こちらの朝日米は、微生物が育む田んぼで健康的に育っています。たくさんの雑草と共生していることがその証。今回はコンバインを使った稲刈りでしたが、この雑草がコンバインに詰まって、なんどもそれを取り除く様子を拝見しました。だから慣行農業でお米を育てるときにはよく除草剤を使うのだなと、田んぼに入ってみて初めての発見をしたのでした。

朝日は普通のお米より手間がかかります。晩稲であり背が高い、すなわち台風の影響を通常のお米より多く受けやすく、そして高さがあるので倒れやすい。挙句に、稲刈りをしていても地面に落ちるたくさんのお米、落稲が多いのを実感しました。そんな朝日を、さらに農薬を使わず育てる事の大変さ。思わずこの朝日米が愛おしくさえ思えてきました。微生物を使った田んぼはパワーが違うそう。食べる人に生きる力を与える朝日米です。

販売を担当しているのは、おかやま野菜倶楽部さん。微生物が生きている、農薬を使わないおいしい朝日米は、残念ながらまだ少量生産のため、現状外への販売はできていないそうです。今後もっとこの朝日を作ってくださる自然栽培の農家さんが増えることを祈っています。

まとめ

以上、和気で作られているおいしいお米をご紹介致しました。おいしい食べ物は、まずは健康な田んぼからと思います。筆者は、重度のアトピー、そして化学物質過敏症を発症して、生活が一転した経験を持ちます。この病と立ち向かうために、私の体にはまず健康なお米が必要でした。

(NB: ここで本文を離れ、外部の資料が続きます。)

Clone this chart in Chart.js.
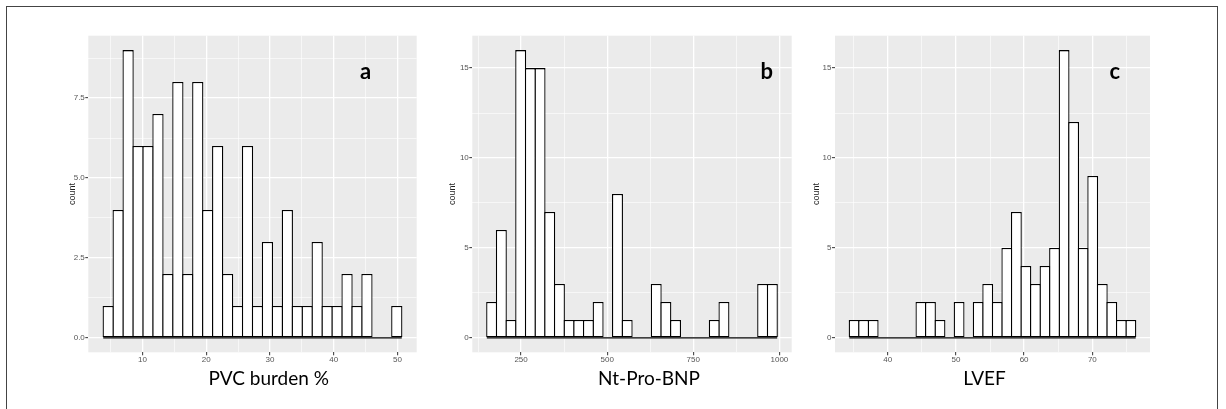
<!DOCTYPE html>
<html>
<head>
<meta charset="utf-8">
<script src="https://cdn.jsdelivr.net/npm/chart.js@4.4.1/dist/chart.umd.min.js"></script>
<style>
  body { margin: 0; background: #fff; }
  #fig { position: relative; width: 1226px; height: 409px; overflow: hidden; }
  #frame { position: absolute; left: 6px; top: 6px; width: 1212px; height: 430px; border: 1.5px solid #444; box-sizing: border-box; }
  canvas { position: absolute; top: 0; }
</style>
</head>
<body>
<div id="fig">
  <div id="frame"></div>
  <canvas id="pvc" width="391" height="409" style="left:38px"></canvas>
  <canvas id="bnp" width="382" height="409" style="left:422px"></canvas>
  <canvas id="lvef" width="377" height="409" style="left:785px"></canvas>
</div>
<script>
// histogram counts, 30 bins each
var pvcCounts = [1, 4, 9, 6, 6, 7, 2, 8, 2, 8, 4, 6, 2, 1, 6, 1, 3, 1, 4, 1, 1, 3, 1, 1, 2, 1, 2, 0, 0, 1];
var pvcBinStart = 3.83, pvcBinWidth = 1.562;
var pvcXTicks = [10, 20, 30, 40, 50], pvcXMinor = [5, 15, 25, 35, 45];
var pvcYTicks = [0, 2.5, 5, 7.5], pvcYMinor = [1.25, 3.75, 6.25, 8.75];

var bnpCounts = [2, 6, 1, 16, 15, 15, 7, 3, 1, 1, 1, 2, 0, 8, 1, 0, 0, 3, 2, 1, 0, 0, 0, 1, 2, 0, 0, 0, 3, 3];
var bnpBinStart = 150.6, bnpBinWidth = 28.1;
var bnpXTicks = [250, 500, 750, 1000], bnpXMinor = [125, 375, 625, 875];
var bnpYTicks = [0, 5, 10, 15], bnpYMinor = [2.5, 7.5, 12.5];

var lvefCounts = [1, 1, 1, 0, 0, 0, 0, 2, 2, 1, 0, 2, 0, 2, 3, 2, 5, 7, 4, 3, 4, 5, 16, 12, 5, 9, 3, 2, 1, 1];
var lvefBinStart = 34.38, lvefBinWidth = 1.399;
var lvefXTicks = [40, 50, 60, 70], lvefXMinor = [35, 45, 55, 65, 75];
var lvefYTicks = [0, 5, 10, 15], lvefYMinor = [2.5, 7.5, 12.5];

// gray panel + letter + x caption
var panelText = {
  id: "panelText",
  beforeDraw: function (chart) {
    var a = chart.chartArea, ctx = chart.ctx;
    ctx.save();
    ctx.fillStyle = "#ebebeb";
    ctx.fillRect(a.left, a.top, a.right - a.left, a.bottom - a.top);
    ctx.restore();
  },
  afterDraw: function (chart, args, opts) {
    var a = chart.chartArea, ctx = chart.ctx;
    ctx.save();
    ctx.fillStyle = "#000";
    ctx.textAlign = "center";
    ctx.textBaseline = "alphabetic";
    ctx.font = "bold 22px Lato";
    ctx.fillText(opts.letter, a.right + opts.letterDx, a.top + 43.6);
    ctx.font = "19px Lato";
    ctx.fillText(opts.caption, (a.left + a.right) / 2 + opts.captionDx, 385);
    ctx.restore();
  }
};

function makehist(can, counts, binStart, binWidth, xTicks, xMinor, yTicks, yMinor, yFmt, geo) {
  var n = counts.length;
  var binEnd = binStart + n * binWidth;
  var pad = (binEnd - binStart) * 0.05;
  var ymax = Math.max.apply(null, counts);
  var bars = counts.map(function (c, i) {
    return { x: binStart + (i + 0.5) * binWidth, y: c };
  });
  var binPx = (geo.right - geo.left) / (binEnd + pad - (binStart - pad)) * binWidth;
  var lw = 1.3;

  function tickSet(major, minor) {
    return function (scale) {
      scale.ticks = major.concat(minor).sort(function (p, q) { return p - q; })
        .map(function (v) { return { value: v }; });
    };
  }
  function gridOpts(major) {
    return {
      color: "#ffffff",
      lineWidth: function (c) { return c.tick && major.indexOf(c.tick.value) >= 0 ? 1.3 : 0.6; },
      tickColor: function (c) { return c.tick && major.indexOf(c.tick.value) >= 0 ? "#333333" : "rgba(0,0,0,0)"; },
      tickWidth: 1,
      tickLength: 3,
      drawTicks: true,
      offset: false
    };
  }

  var ctx = document.getElementById(can).getContext("2d");
  return new Chart(ctx, {
    data: {
      datasets: [
        {
          type: "bar",
          data: bars,
          backgroundColor: "#ffffff",
          borderColor: "#000000",
          borderWidth: lw,
          borderSkipped: false,
          inflateAmount: 0,
          categoryPercentage: 1,
          barPercentage: 1 + lw / binPx,
          order: 2
        },
        {
          // empty bins still show their bottom edge
          type: "line",
          data: [{ x: binStart, y: 0 }, { x: binEnd, y: 0 }],
          borderColor: "#000000",
          borderWidth: lw,
          pointRadius: 0,
          order: 1
        }
      ]
    },
    options: {
      responsive: false,
      animation: false,
      layout: { padding: { top: 35.7, right: geo.padRight, left: 0, bottom: 0 } },
      plugins: {
        legend: { display: false },
        tooltip: { enabled: false },
        panelText: geo.text
      },
      scales: {
        x: {
          type: "linear",
          min: binStart - pad,
          max: binEnd + pad,
          offset: false,
          border: { display: false },
          grid: gridOpts(xTicks),
          afterBuildTicks: tickSet(xTicks, xMinor),
          afterFit: function (s) { s.height = 56.7; },
          ticks: {
            autoSkip: false,
            maxRotation: 0,
            padding: 0,
            color: "#555555",
            font: { family: "Liberation Sans", size: 8 },
            callback: function (v) { return xTicks.indexOf(v) >= 0 ? String(v) : ""; }
          }
        },
        y: {
          type: "linear",
          min: -0.05 * ymax,
          max: ymax * 1.05,
          border: { display: false },
          grid: gridOpts(yTicks),
          afterBuildTicks: tickSet(yTicks, yMinor),
          afterFit: function (s) { s.width = geo.yw; },
          title: {
            display: true,
            text: "count",
            color: "#222222",
            font: { family: "Liberation Sans", size: 9 },
            padding: { top: geo.yTitlePad, bottom: 0 }
          },
          ticks: {
            autoSkip: false,
            padding: 0.5,
            color: "#555555",
            font: { family: "Liberation Sans", size: 8 },
            callback: function (v) { return yTicks.indexOf(v) >= 0 ? yFmt(v) : ""; }
          }
        }
      }
    },
    plugins: [panelText]
  });
}

Chart.defaults.font.family = "Liberation Sans";

var one = function (v) { return v.toFixed(1); };
var whole = function (v) { return String(v); };

makehist("pvc", pvcCounts, pvcBinStart, pvcBinWidth, pvcXTicks, pvcXMinor, pvcYTicks, pvcYMinor, one,
  { left: 88.3, right: 416.7, yw: 50.3, padRight: 391 - 416.7 + 38, yTitlePad: 29.6,
    text: { letter: "a", letterDx: -51, caption: "PVC burden %", captionDx: 16.2 } });
makehist("bnp", bnpCounts, bnpBinStart, bnpBinWidth, bnpXTicks, bnpXMinor, bnpYTicks, bnpYMinor, whole,
  { left: 472.3, right: 791.7, yw: 50.3, padRight: 382 - 791.7 + 422, yTitlePad: 25.6,
    text: { letter: "b", letterDx: -25, caption: "Nt-Pro-BNP", captionDx: 17 } });
makehist("lvef", lvefCounts, lvefBinStart, lvefBinWidth, lvefXTicks, lvefXMinor, lvefYTicks, lvefYMinor, whole,
  { left: 835, right: 1150, yw: 50, padRight: 377 - 1150 + 785, yTitlePad: 26.6,
    text: { letter: "c", letterDx: -35.3, caption: "LVEF", captionDx: -8 } });
</script>
</body>
</html>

お米は日本人の主食です。こんなに手間ひまをかけて美しい田んぼを整備し、そして、丁寧に刈り取られて食卓に上がるまで、繊細とも思える取り扱いをしている国は他にありません。まさに日本人のソウルフードだと思います。

和気では、丁寧で美しい田畑を作る人たちと、そこから生まれる優しくておいしいお米があります。和気だけの特別なお米、ぜひ堪能してみて下さい。